Overall, the federal tax system is progressive, meaning those with higher income pay a higher tax rate. In 2022, the bottom 20 percent of earners paid an effective tax rate of 4 percent, while the top 20 percent paid an effective tax rate of 25 percent. That means that the U.S. tax system generally has vertical tax equity. A U.S. value-added tax would reduce vertical equity in the federal tax system, as all consumers pay the same VAT rate regardless of their level of income. However, many countries with VATs implement reduced rates or exclusions for goods and services that are deemed as household necessities. For example, the United Kingdom applies a 0 percent rate to food and beverages, water supplied to households, sewage, prescription drugs and women’s sanitary products, passenger transportation, new housing construction, and books and newspapers. A 2014 study from the Organisation for Economic Co-operation and Development found that reduced rates designed to support the poor successfully achieved their aim of reducing the regressivity of VATs.
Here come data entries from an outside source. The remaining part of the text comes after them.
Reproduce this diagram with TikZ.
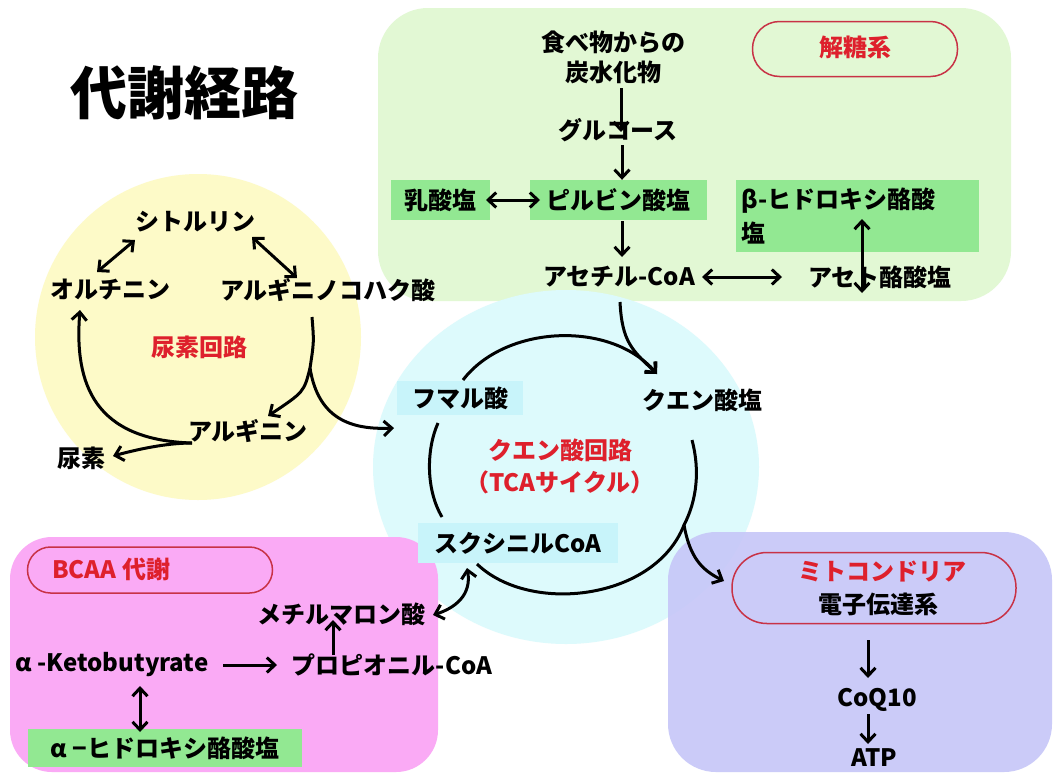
\documentclass[tikz,border=0pt]{standalone}
\usepackage{fontspec}
\setmainfont{Noto Sans CJK JP}
\usetikzlibrary{arrows.meta}
\definecolor{glyc}{RGB}{226,248,212}
\definecolor{ureabg}{RGB}{253,250,200}
\definecolor{tcabg}{RGB}{221,250,252}
\definecolor{bcaabg}{RGB}{250,170,245}
\definecolor{mitobg}{RGB}{198,198,248}
\definecolor{lgreen}{RGB}{146,232,146}
\definecolor{lcyan}{RGB}{200,244,250}
\definecolor{redtxt}{RGB}{222,32,44}
\definecolor{redline}{RGB}{200,50,70}
\begin{document}
\begin{tikzpicture}[x=1pt,y=-1pt,
  lbl/.style={font=\bfseries\fontsize{24}{28}\selectfont, inner sep=2pt, text=black},
  rlbl/.style={lbl, text=redtxt},
  gbox/.style={lbl, fill=lgreen, minimum height=40pt},
  cbox/.style={lbl, fill=lcyan, minimum height=34pt},
  tagbox/.style={draw=redline, line width=1.5pt},
  arr/.style={-{Straight Barb[length=8pt,width=15pt]}, line width=3pt},
  darr/.style={{Straight Barb[length=8pt,width=15pt]}-{Straight Barb[length=8pt,width=15pt]}, line width=3pt},
  cyc/.style={line width=3pt}
]
\useasboundingbox (0,0) rectangle (1056,774);
\fill[white] (0,0) rectangle (1056,774);
% backgrounds
\fill[glyc, rounded corners=50pt] (378,8) rectangle (1011,301);
\fill[ureabg] (198,337) circle[radius=163];
\fill[tcabg] (566,467) ellipse[x radius=193, y radius=177];
\fill[bcaabg, rounded corners=42pt] (10,537) rectangle (438,772);
\fill[mitobg, fill opacity=0.9, rounded corners=48pt] (668,532) rectangle (1052,772);

% title
\node[font=\bfseries\fontsize{57}{62}\selectfont, inner sep=0pt] (title) at (184,93) {代謝経路};

% ---------------- glycolysis ----------------
\node[tagbox, minimum width=205pt, minimum height=55pt, rounded corners=27pt] (gtag) at (855,49) {};
\node[rlbl] (gtagt) at (855,47) {解糖系};
\node[lbl, align=center, font=\bfseries\fontsize{24}{30}\selectfont] (food) at (613,57) {食べ物からの\\炭水化物};
\node[lbl] (glc) at (618,130) {グルコース};
\node[gbox, minimum width=177pt] (pyr) at (618,200) {ピルビン酸塩};
\node[gbox, minimum width=99pt] (lac) at (440,200) {乳酸塩};
\node[lbl] (acoa) at (619,277) {アセチル-CoA};
\node[lbl] (aceto) at (880,277) {アセト酪酸塩};
\node[lbl, fill=lgreen, minimum width=243pt, minimum height=72pt, align=left, anchor=north west,
      text width=232pt, font=\bfseries\fontsize{24}{34}\selectfont] (bhb) at (736,180) {β-ヒドロキシ酪酸\\塩};

\coordinate (f1) at (621,88);
\coordinate (f2) at (621,132);
\draw[arr] (f1) -- (f2);
\coordinate (g1) at (622,145);
\draw[arr] (g1) -- (pyr.north -| g1);
\coordinate (p1) at (622,221);
\coordinate (p2) at (622,257);
\draw[arr] (p1) -- (p2);
\coordinate (l1) at (486,200);
\coordinate (l2) at (540,200);
\draw[darr] (l1) -- (l2);
\coordinate (a1) at (702,277);
\coordinate (a2) at (782,277);
\draw[darr] (a1) -- (a2);
\coordinate (b1) at (862,219);
\coordinate (b2) at (862,293);
\draw[darr] (b1) -- (b2);

% ---------------- urea cycle ----------------
\node[lbl] (cit) at (195,222) {シトルリン};
\node[lbl] (orn) at (110,290) {オルチニン};
\node[lbl] (asa) at (328,290) {アルギニノコハク酸};
\node[rlbl] (ucyc) at (199,347) {尿素回路};
\node[lbl] (arg) at (248,431) {アルギニン};
\node[lbl] (urea) at (81,458) {尿素};

\coordinate (c1) at (135,240);
\coordinate (c2) at (97,272);
\draw[darr] (c1) -- (c2);
\coordinate (c3) at (252,237);
\coordinate (c4) at (297,278);
\draw[darr] (c3) -- (c4);
\coordinate (u1) at (312,317);
\coordinate (u2) at (310,368);
\coordinate (u3) at (268,416);
\coordinate (u4) at (394,428);
\draw[cyc] (u1) .. controls (314,342) .. (u2);
\draw[arr] (u2) .. controls (304,392) .. (u3);
\draw[arr] (u2) .. controls (318,418) and (350,430) .. (u4);
\coordinate (r0) at (192,443);
\coordinate (r1) at (80,310);
\coordinate (r2) at (113,456);
\draw[arr] (r0) .. controls (95,440) and (74,385) .. (r1);
\draw[arr] (r0) .. controls (165,443) and (135,450) .. (r2);

% ---------------- TCA cycle ----------------
\node[cbox, minimum width=126pt] (fum) at (460,398) {フマル酸};
\node[lbl] (cit2) at (702,400) {クエン酸塩};
\node[rlbl, align=center, font=\bfseries\fontsize{24}{32}\selectfont] (tca) at (560,466) {クエン酸回路\\（TCAサイクル）};
\node[cbox, minimum width=200pt, minimum height=40pt] (suc) at (518,543) {スクシニルCoA};

\coordinate (t1) at (463,380);
\coordinate (t2) at (657,374);
\draw[arr] (t1) .. controls (505,325) and (610,320) .. (t2);
\coordinate (t0) at (620,302);
\draw[arr] (t0) .. controls (622,342) and (632,350) .. (t2);
\coordinate (t3) at (692,440);
\coordinate (t4) at (684,525);
\coordinate (t5) at (477,564);
\draw[cyc] (t3) .. controls (700,470) and (697,500) .. (t4)
  .. controls (655,600) and (530,615) .. (t5);
\coordinate (t6) at (438,423);
\coordinate (t7) at (442,517);
\draw[cyc] (t6) .. controls (426,450) and (426,490) .. (t7);
\coordinate (m0) at (724,581);
\draw[arr] (t4) .. controls (690,558) and (702,570) .. (m0);
\coordinate (s1) at (467,568);
\coordinate (s2) at (433,615);

% ---------------- BCAA ----------------
\node[tagbox, minimum width=245pt, minimum height=46pt, rounded corners=23pt] (btag) at (150,570) {};
\node[rlbl, anchor=west] (btagt) at (50,569) {BCAA 代謝};
\node[lbl] (mma) at (341,614) {メチルマロン酸};
\node[lbl] (akb) at (112,665) {α -Ketobutyrate};
\node[lbl] (prop) at (392,665) {プロピオニル-CoA};
\node[gbox, minimum width=274pt, minimum height=38pt] (ahb) at (165,748) {α −ヒドロキシ酪酸塩};

\draw[darr] (s1) .. controls (472,595) and (455,608) .. (s2);
\coordinate (pp1) at (333,655);
\coordinate (pp2) at (333,620);
\draw[arr] (pp1) -- (pp2);
\coordinate (k1) at (223,665);
\coordinate (k2) at (277,665);
\draw[arr] (k1) -- (k2);
\coordinate (h1) at (140,686);
\coordinate (h2) at (140,732);
\draw[darr] (h1) -- (h2);

% ---------------- mitochondria ----------------
\node[tagbox, minimum width=284pt, minimum height=71pt, rounded corners=35pt] (mtag) at (874,588) {};
\node[rlbl] (mito) at (882,572) {ミトコンドリア};
\node[lbl] (etc) at (878,604) {電子伝達系};
\node[lbl] (coq) at (877,700) {CoQ10};
\node[lbl] (atp) at (874,758) {ATP};
\coordinate (e1) at (868,640);
\coordinate (e2) at (868,678);
\draw[arr] (e1) -- (e2);
\coordinate (q1) at (868,714);
\coordinate (q2) at (868,744);
\draw[arr] (q1) -- (q2);
\end{tikzpicture}
\end{document}
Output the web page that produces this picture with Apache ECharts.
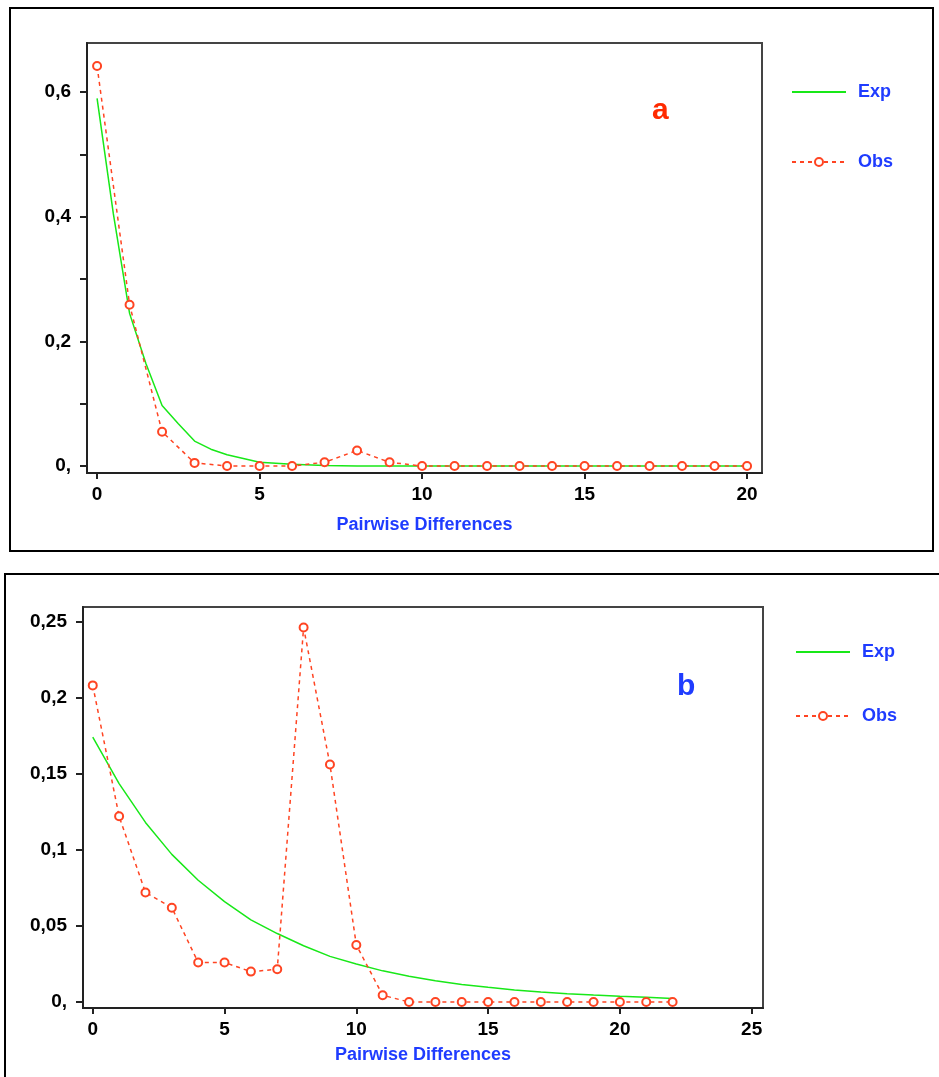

Other proposals to address the distributional concerns of a VAT include offering a VAT rebate issued through the individual income tax. Penn Wharton Budget Model proposed a VAT rebate that would be structured as a refundable tax credit equal to the VAT rate multiplied by the lesser of a household’s wage and self-employment income or the poverty line for a family of four (half of that value for single filers).

International Trade

Many VATs administered in other countries operate under the destination principle, where imports are subject to tax while exports receive tax rebates. Taxing and issuing tax rebates at the time that a good crosses a border is called border adjustments. Border adjustments may appear to subsidize exports and penalize imports, but they instead equalize the tax treatment of goods that are traded internationally.

For example, suppose the price of an apple is $1 both overseas and domestically. If the United States were to impose a 10 percent VAT, the price of an apple would rise to $1.10 in the United States, as both the domestic and foreign apples would be taxed at the same rates. The same reasoning applies to tax rebates for exports. The overseas price for apples remains at $1 despite the price increase in the United States. To remain competitive in overseas markets, the federal government rebates $0.10 to apple exporters, so they can continue to sell their apples at the same overseas price.

Macroeconomic Effects

Economic analysis of an array of VAT proposals with various rates, rebates, and exclusions find that implementing a deficit-reducing VAT would boost growth in the long run. A study co-authored by the Baker Institute and Ernst & Young found that three policy scenarios in which VAT rates are set between 8.0 and 12.4 percent with various rebates and exclusions would increase GDP and reduce federal debt-to-GDP. A narrow-based VAT at 10.3 percent would boost GDP by 0.3 percent by the tenth year after implementation. That economic growth would be driven by the deficit reduction resulting from greater federal revenues. As fewer private savings are needed to buy up federal debt, more capital is available for private investment — effectively the reverse of the “crowd out” effect of rising national debt. In that same scenario, investment would rise by 5.6 percent in the tenth year. Those positive effects would outweigh the negative economic effects from lower consumption (-3.7 percent by the tenth year) and aggregate labor (-0.5 percent). A study by Penn Wharton Budget Model found similar results. In a scenario with a 1 percent VAT and a tax rebate, GDP would rise by 0.1 percent by the tenth year, mostly resulting from the positive effects of federal debt reduction.

Conclusion

As the United States adds to the national debt at an unprecedented rate, it is more important than ever that policymakers seriously consider fiscal reforms that can improve the country’s debt situation. Implementing a value-added tax could be one part of comprehensive fiscal reform that brings federal spending and revenues into balance.